Ideas & Debate

NSE challenge should go all the way to high school level

zip

Zipporah Wanyoike takes Nairobi Securities Exchange chief executive Geoffrey Odundo and NIC Bank Group MD John Gachora (centre) through an earlier NSE Investment Challenge. FILE PHOTO | NMG

There’s a reason student drivers take the wheel for the first time in abandoned fields. The best place to make all the rookie investing mistakes, such as running a single-stock portfolio or trading your girlfriend’s “hot tip”, is wherever you can suffer the least financial damage.

Enter the world of virtual-trading practice platforms—the closest thing to the markets. Here, Joan gets a chance to horn her skills in a safe environment before graduating into the real world.

But an added twist to this is the world of virtual stock-picking contests. These are competitions where contestants are given an opportunity to trade market products in a virtual environment within some time-limit. The player(s) with the biggest gains wins. Sounds familiar. Yes.

This is what the Nairobi Securities Exchange (NSE) Challenge has been trying to do for the past 10 years. 

For starters, the challenge is an amazing opportunity for the younger generation to learn about investing. Participants get an initial three million virtual capital to trade with using live data from the NSE during the competition.

The winner is the team (a maximum of four from the same institution)/individual with the highest portfolio value. This is great. Of course, as long as one recognises that a stock-picking game isn’t truly like investing in the real world. Nevertheless, a brilliant concept.

READ: NSE woos tech-savvy youth with new virtual trading app

But here are a few thoughts to ponder upon. For the many budding youngsters who’ve already signed up for this year’s challenge (registration deadline was yesterday), in the real world investors aren’t competing against other players’ returns; “winning” is about equalling or exceeding the performance of a benchmark index.

It’s about keeping your portfolio growing above the inflation line. It’s about patience – something a three month contest cannot teach – and resilience.

It’s about the long haul. Success isn’t determined over weeks or months but years. And, of course, your true worth should never be tied to your portfolio worth. Reality is: Markets fail. Fortunes disappear. But life is worth much more.

For the organisers; thumbs up for this is wonderful initiative. It’s all good fun – a risk-free way for young investors to work out and learn a little bit about how investing works.

We all agree that school leavers (and a big portion of the non-student category) have little financial education and are unprepared for real life. I choose to hope that this competition is doing all it can to change that.

But how I wish the contest would “go down” to the high school level (these guys are already playing in a fantasy world known as sports betting).
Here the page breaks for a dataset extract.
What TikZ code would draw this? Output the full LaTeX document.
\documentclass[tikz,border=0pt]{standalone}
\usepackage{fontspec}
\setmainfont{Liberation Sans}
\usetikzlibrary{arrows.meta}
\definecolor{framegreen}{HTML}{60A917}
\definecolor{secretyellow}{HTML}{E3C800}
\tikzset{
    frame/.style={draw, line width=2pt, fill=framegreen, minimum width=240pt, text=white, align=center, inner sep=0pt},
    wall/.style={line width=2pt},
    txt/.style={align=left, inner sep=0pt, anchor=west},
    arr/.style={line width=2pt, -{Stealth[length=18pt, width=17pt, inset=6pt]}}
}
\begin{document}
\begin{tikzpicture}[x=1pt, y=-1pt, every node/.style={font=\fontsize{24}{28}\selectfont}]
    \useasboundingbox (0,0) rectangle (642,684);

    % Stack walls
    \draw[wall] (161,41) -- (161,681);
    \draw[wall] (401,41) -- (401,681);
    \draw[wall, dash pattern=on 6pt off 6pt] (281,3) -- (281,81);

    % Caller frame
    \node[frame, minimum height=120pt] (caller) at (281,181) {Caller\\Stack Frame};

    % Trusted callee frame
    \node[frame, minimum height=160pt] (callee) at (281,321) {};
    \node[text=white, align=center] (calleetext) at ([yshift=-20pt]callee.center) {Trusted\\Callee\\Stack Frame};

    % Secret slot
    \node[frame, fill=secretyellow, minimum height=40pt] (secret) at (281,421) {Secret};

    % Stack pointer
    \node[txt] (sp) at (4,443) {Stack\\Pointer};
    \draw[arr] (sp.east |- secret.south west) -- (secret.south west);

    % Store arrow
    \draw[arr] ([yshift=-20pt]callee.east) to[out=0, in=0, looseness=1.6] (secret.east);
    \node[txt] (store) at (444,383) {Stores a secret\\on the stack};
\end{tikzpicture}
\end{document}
How I wish the organisers would establish Capital Market Clubs in our high schools. How I wish more corporate sponsors would support this noble initiative. Stated differently; if we’re not nurturing “future” investors today, tomorrow we pay hefty liquidity premiums. That’s a lose-lose situation.

Finally, glad to note the positive response—reportedly, 70,000 students have participated in the challenge over the past eight years. This is the way to go.